◆ Exercise goal
Under this line sits a listing. Repeat exactly and only its lines from the one holding "Write the React, TypeScript" through the one holding "Chart.register(...registerables);"; skip pictures.

[Saved data entries]
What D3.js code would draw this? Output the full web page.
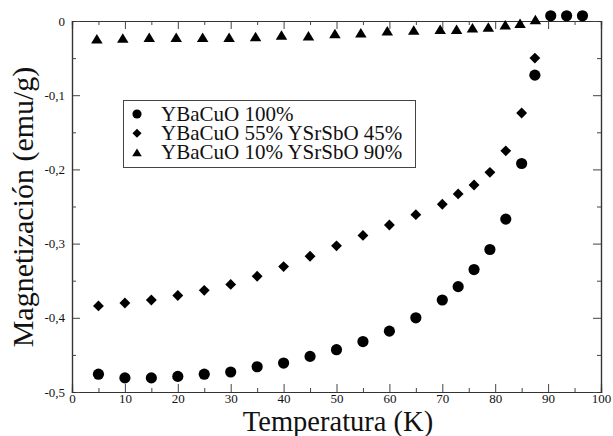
<!DOCTYPE html>
<html>
<head>
<meta charset="utf-8">
<script src="https://cdn.jsdelivr.net/npm/d3@7"></script>
<style>
  body { margin: 0; background: #fff; }
  text { font-family: "Liberation Serif", "Times New Roman", serif; fill: #111; }
</style>
</head>
<body>
<svg id="chart" width="613" height="436"></svg>
<script>
// datos
const tempA = [5,10,15,20,25,30,35,40,45,50,55,60,65,70,73,76,79,82,85,87.5,90.5,93.5,96.5];
const magA  = [-0.476,-0.481,-0.481,-0.479,-0.476,-0.473,-0.466,-0.461,-0.452,-0.443,-0.432,-0.418,-0.400,-0.376,-0.358,-0.335,-0.308,-0.267,-0.192,-0.073,0.007,0.007,0.007];

const tempB = [5,10,15,20,25,30,35,40,45,50,55,60,65,70,73,76,79,82,85,87.5];
const magB  = [-0.384,-0.380,-0.376,-0.370,-0.363,-0.355,-0.344,-0.331,-0.317,-0.303,-0.289,-0.275,-0.261,-0.247,-0.233,-0.221,-0.204,-0.175,-0.124,-0.050];

const tempC = [4.7,9.6,14.6,19.7,24.7,29.7,34.7,39.6,44.7,49.7,54.6,59.6,64.6,69.6,72.7,75.7,78.7,81.9,84.7,87.6];
const magC  = [-0.024,-0.023,-0.022,-0.022,-0.022,-0.022,-0.021,-0.019,-0.020,-0.017,-0.016,-0.013,-0.012,-0.011,-0.011,-0.009,-0.008,-0.005,-0.003,0.002];

const seriesNames = ["YBaCuO 100%", "YBaCuO 55% YSrSbO 45%", "YBaCuO 10% YSrSbO 90%"];
const xTicks = [0,10,20,30,40,50,60,70,80,90,100];
const yTicks = [0,-0.1,-0.2,-0.3,-0.4,-0.5];

const svg = d3.select("#chart");
const x = d3.scaleLinear().domain([0, 100]).range([72, 601]);
const y = d3.scaleLinear().domain([-0.5, 0]).range([392, 21]);

// simbolos tipo xmgrace
const diamond = { draw(ctx, size) { const r = Math.sqrt(size) / 2 * 1.2;
  ctx.moveTo(0, -r); ctx.lineTo(r, 0); ctx.lineTo(0, r); ctx.lineTo(-r, 0); ctx.closePath(); } };
const triangle = { draw(ctx, size) { const r = Math.sqrt(size) / 2;
  ctx.moveTo(0, -r * 0.95); ctx.lineTo(r * 1.15, r * 0.95); ctx.lineTo(-r * 1.15, r * 0.95); ctx.closePath(); } };
const shapes = [d3.symbolCircle, diamond, triangle];
const sizes = [98, 82, 100];

const fmt = d => d === 0 ? "0" : d.toFixed(1).replace(".", ",");
const minorX = d3.range(5, 100, 10);
const minorY = [-0.05,-0.15,-0.25,-0.35,-0.45];

// ejes
const axisG = svg.append("g").attr("class", "axes");
axisG.append("g").attr("transform", "translate(0,392)")
  .call(d3.axisBottom(x).tickValues(xTicks).tickSize(-8).tickPadding(2).tickFormat(d3.format("d")));
axisG.append("g").attr("transform", "translate(0,392)")
  .call(d3.axisBottom(x).tickValues(minorX).tickSize(-4).tickFormat(""));
axisG.append("g").attr("transform", "translate(0,21)")
  .call(d3.axisTop(x).tickValues(xTicks).tickSize(-8).tickFormat(""));
axisG.append("g").attr("transform", "translate(0,21)")
  .call(d3.axisTop(x).tickValues(minorX).tickSize(-4).tickFormat(""));
axisG.append("g").attr("transform", "translate(72,0)")
  .call(d3.axisLeft(y).tickValues(yTicks).tickSize(-8).tickPadding(7).tickFormat(fmt));
axisG.append("g").attr("transform", "translate(72,0)")
  .call(d3.axisLeft(y).tickValues(minorY).tickSize(-4).tickFormat(""));
axisG.append("g").attr("transform", "translate(601,0)")
  .call(d3.axisRight(y).tickValues(yTicks).tickSize(-8).tickFormat(""));
axisG.append("g").attr("transform", "translate(601,0)")
  .call(d3.axisRight(y).tickValues(minorY).tickSize(-4).tickFormat(""));

axisG.selectAll(".domain").attr("stroke", "#333").attr("stroke-width", 1.2);
axisG.selectAll(".tick line").attr("stroke", "#444");
axisG.selectAll(".tick text")
  .style("font-family", "'Liberation Serif', serif").style("font-size", "13px").attr("fill", "#333");

// marcadores
const series = [
  { t: tempA, m: magA },
  { t: tempB, m: magB },
  { t: tempC, m: magC }
];
series.forEach((s, i) => {
  const pts = s.t.map((t, j) => ({ t: t, m: s.m[j] }));
  svg.append("g").selectAll("path")
    .data(pts)
    .enter().append("path")
    .attr("transform", d => `translate(${x(d.t)},${y(d.m)})`)
    .attr("d", d3.symbol().type(shapes[i]).size(sizes[i]))
    .attr("fill", "#000");
});

// leyenda
const leg = svg.append("g");
leg.append("rect")
  .attr("x", 123.5).attr("y", 100.5).attr("width", 292).attr("height", 67)
  .attr("fill", "#fff").attr("stroke", "#444").attr("stroke-width", 1);
const legSizes = [66, 58, 70];
seriesNames.forEach((name, i) => {
  const cy = 114 + i * 19.2;
  leg.append("path")
    .attr("transform", `translate(137,${cy})`)
    .attr("d", d3.symbol().type(shapes[i]).size(legSizes[i]))
    .attr("fill", "#000");
  leg.append("text")
    .attr("x", 161).attr("y", cy + 6.5)
    .style("font-size", "21px")
    .text(name);
});

// titulos de ejes
svg.append("text")
  .attr("x", 338).attr("y", 430.5)
  .attr("text-anchor", "middle")
  .style("font-size", "28.5px")
  .text("Temperatura (K)");
svg.append("text")
  .attr("transform", "translate(33,207) rotate(-90)")
  .attr("text-anchor", "middle")
  .style("font-size", "30px")
  .text("Magnetización (emu/g)");
</script>
</body>
</html>
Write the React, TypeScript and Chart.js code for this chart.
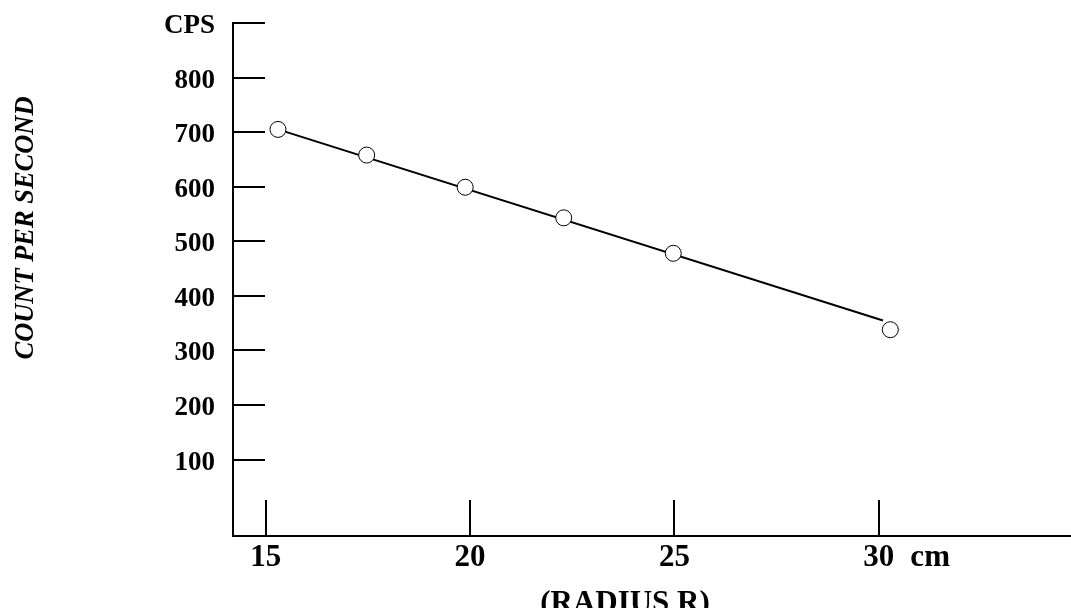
import { useEffect, useRef } from "react";
import { Chart, registerables } from "chart.js";

Chart.register(...registerables);

// ---- data ----
const radiusCm = [15.3, 17.47, 19.88, 22.29, 24.97, 30.28];
const countsPerSecond = [705, 658, 599, 543, 478, 338];
const fitRadius = [15.3, 30.1];
const fitCounts = [705, 355];
const xTickValues = [15, 20, 25, 30];
const yTickValues = [100, 200, 300, 400, 500, 600, 700, 800, 900];
const yTickLabels = ["100", "200", "300", "400", "500", "600", "700", "800", "CPS"];
const xAxisTitle = "(RADIUS R)";
const yAxisTitle = "COUNT PER SECOND";
const xUnit = "cm";

const FAMILY = '"Liberation Serif", "Times New Roman", serif';

const textPlugin = {
  id: "extraText",
  afterDraw(chart: any) {
    const ctx = chart.ctx as CanvasRenderingContext2D;
    const xs = chart.scales.x;
    ctx.save();
    ctx.fillStyle = "#000";
    // unit after the "30" tick label
    ctx.font = `bold 31px ${FAMILY}`;
    ctx.textBaseline = "middle";
    ctx.textAlign = "left";
    const p30 = xs.getPixelForValue(30);
    const w30 = ctx.measureText("30").width;
    ctx.fillText(xUnit, p30 + w30 / 2 + 16, xs.top + 21.6);
    // x axis title
    ctx.textAlign = "center";
    ctx.textBaseline = "alphabetic";
    ctx.fillText(xAxisTitle, 625, 612);
    // y axis title
    ctx.font = `italic bold 27px ${FAMILY}`;
    ctx.translate(26, 228);
    ctx.rotate(-Math.PI / 2);
    const w = ctx.measureText(yAxisTitle).width;
    ctx.scale(263 / w, 1);
    ctx.textAlign = "center";
    ctx.textBaseline = "middle";
    ctx.fillText(yAxisTitle, 0, 0);
    ctx.restore();
  },
};

function zeroPadding(s: any) {
  s.paddingTop = 0;
  s.paddingBottom = 0;
  s.paddingLeft = 0;
  s.paddingRight = 0;
}

export default function App() {
  const ref = useRef<HTMLCanvasElement>(null);
  useEffect(() => {
    if (!ref.current) return;
    const chart = new Chart(ref.current, {
      type: "scatter",
      data: {
        datasets: [
          {
            data: radiusCm.map((x, i) => ({ x, y: countsPerSecond[i] })),
            showLine: false,
            pointRadius: 8,
            pointBackgroundColor: "#fff",
            pointBorderColor: "#000",
            pointBorderWidth: 1,
          },
          {
            data: fitRadius.map((x, i) => ({ x, y: fitCounts[i] })),
            showLine: true,
            borderColor: "#000",
            borderWidth: 2,
            pointRadius: 0,
            fill: false,
          },
        ],
      },
      options: {
        responsive: false,
        animation: false,
        events: [],
        layout: { autoPadding: false, padding: { top: 23, right: 0, left: 0, bottom: 0 } },
        plugins: { legend: { display: false }, tooltip: { enabled: false } },
        scales: {
          x: {
            type: "linear",
            min: 14.2,
            max: 34.7,
            afterFit: (s: any) => {
              s.height = 72;
              zeroPadding(s);
            },
            afterBuildTicks: (s: any) => {
              s.ticks = xTickValues.map((v) => ({ value: v }));
            },
            grid: {
              drawOnChartArea: false,
              drawTicks: true,
              tickLength: -36,
              color: "#000",
              lineWidth: 2,
            },
            border: { display: true, color: "#000", width: 2 },
            ticks: {
              autoSkip: false,
              maxRotation: 0,
              padding: 39,
              color: "#000",
              font: { family: FAMILY, size: 31, weight: "bold" },
              callback: (v: any) => String(v),
            },
          },
          y: {
            type: "linear",
            min: -40,
            max: 900,
            afterFit: (s: any) => {
              s.width = 233;
              zeroPadding(s);
            },
            afterBuildTicks: (s: any) => {
              s.ticks = yTickValues.map((v) => ({ value: v }));
            },
            grid: {
              drawOnChartArea: false,
              drawTicks: true,
              tickLength: -32,
              color: "#000",
              lineWidth: 2,
            },
            border: { display: true, color: "#000", width: 2 },
            ticks: {
              autoSkip: false,
              padding: 50,
              labelOffset: 3,
              color: "#000",
              font: { family: FAMILY, size: 27, weight: "bold" },
              callback: (v: any) => {
                const i = yTickValues.indexOf(Number(v));
                return i >= 0 ? yTickLabels[i] : "";
              },
            },
          },
        },
      },
      plugins: [textPlugin],
    } as any);
    return () => chart.destroy();
  }, []);
  return (
    <div style={{ position: "absolute", left: 0, top: 0, width: 1071, height: 608, background: "#fff" }}>
      <canvas ref={ref} width={1071} height={608} style={{ display: "block" }} />
    </div>
  );
}
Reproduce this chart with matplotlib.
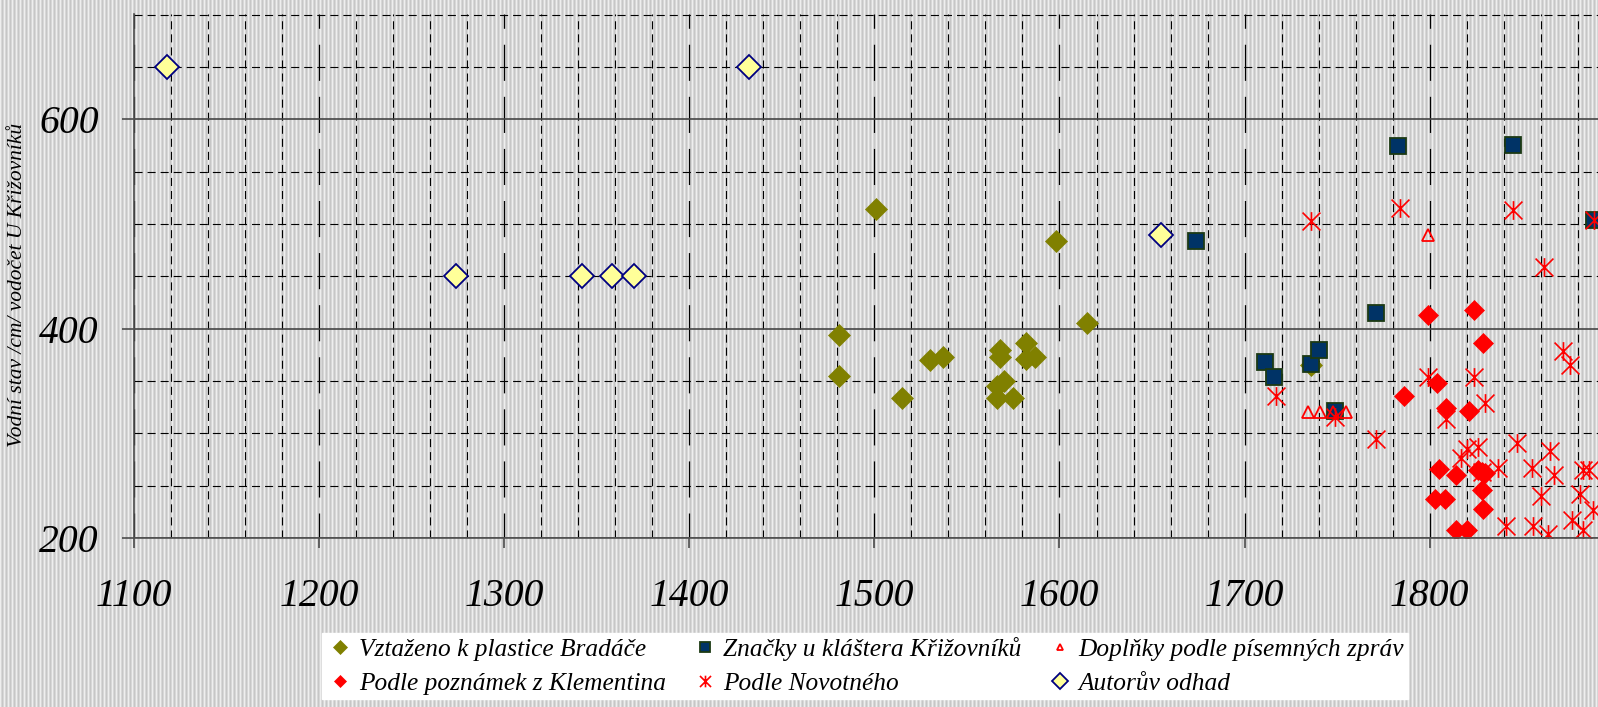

◆ Solution to the problem
Write the React, TypeScript and Chart.js code for this chart.
import { useEffect, useRef } from "react";
import { Chart, registerables } from "chart.js";

Chart.register(...registerables);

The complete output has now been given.